Before the United States Court of Appeals for the Third Circuit currently is the question of whether atheism is covered as religion as the term is used in the Religion Clauses of the First Amendment: “Congress shall make no law respecting an establishment of religion or prohibiting the free exercise thereof . . . .” The district court, in Fields v. Speaker of the Pennsylvania House of Representatives (M.D. Pa.), held that atheism qualified as religion in a constitutional sense and so, when the Speaker refused to allow non-theists to give the invocation before a daily legislative session, he was discriminating against atheism and other non-theistic belief systems in violation of the Establishment Clause. The evidence is overwhelming, however, that religion, as originally understood by both the public and the framers as used in the First Amendment, did not include atheism, and so the district court was mistaken.
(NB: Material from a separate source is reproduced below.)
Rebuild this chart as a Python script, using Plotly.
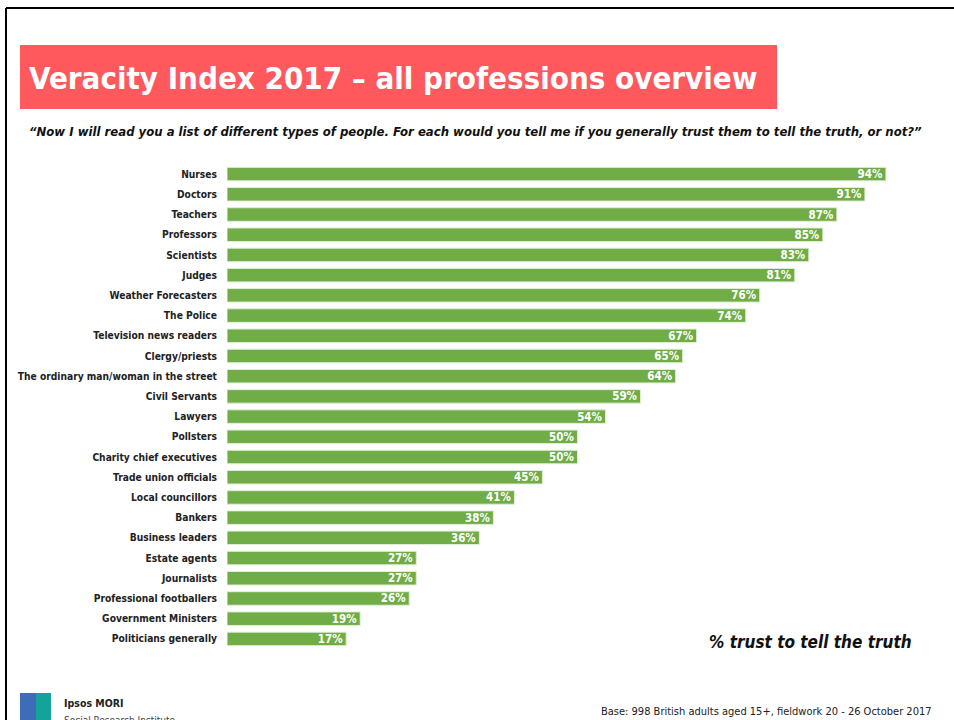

The Constitution is, of course, a legal document, and the common, legal usage of terms when it was adopted are highly persuasive evidence. Blackstone’s Commentaries, published in the 1770’s and widely in use in the colonies, has an entire chapter entitled “Of Offenses Against God and Religion.” Foremost among those are laws forbidding atheism and other non-theistic heresies. Religion was understood to be inextricably linked to theism. Similarly, Noah Webster’s first compilation of American English in 1823 defined religion as involving the worship of God (and modern dictionaries in their listings do the same as the most common definition).
There is further proof from the drafting history of the Religion Clauses, as the framers during the debates rejected a formulation that would have expanded protections to atheists. Madison originally proposed that “freedom of conscience” be included in the Bill of Rights, but others objected that such a provision would endanger true, theistic religion and protect atheists. Madison’s broader language protecting conscience was passed by the House, but it was rejected by the Senate and by the conference committee and so never found its way into the Bill of Rights.
Finally, the founders and framers frequently noted the critical importance of the belief in a Divine Sovereign and Judge in inculcating the proper attitudes of self-denial and cooperation in the populace, attitudes necessary to the functioning of the experiment in representative democracy they set up in the Constitution. President Washington’s Farewell address is the most famous, but only one, of the expressions of that belief.
In sum, the Religion Clauses of the First Amendment do not regard atheism as a religion. Atheists do not have a constitutional heckler’s veto over any expression of theistic religion in the public square, nor do they have a right to say their version of “prayers” before legislative sessions because theists are requested to do so.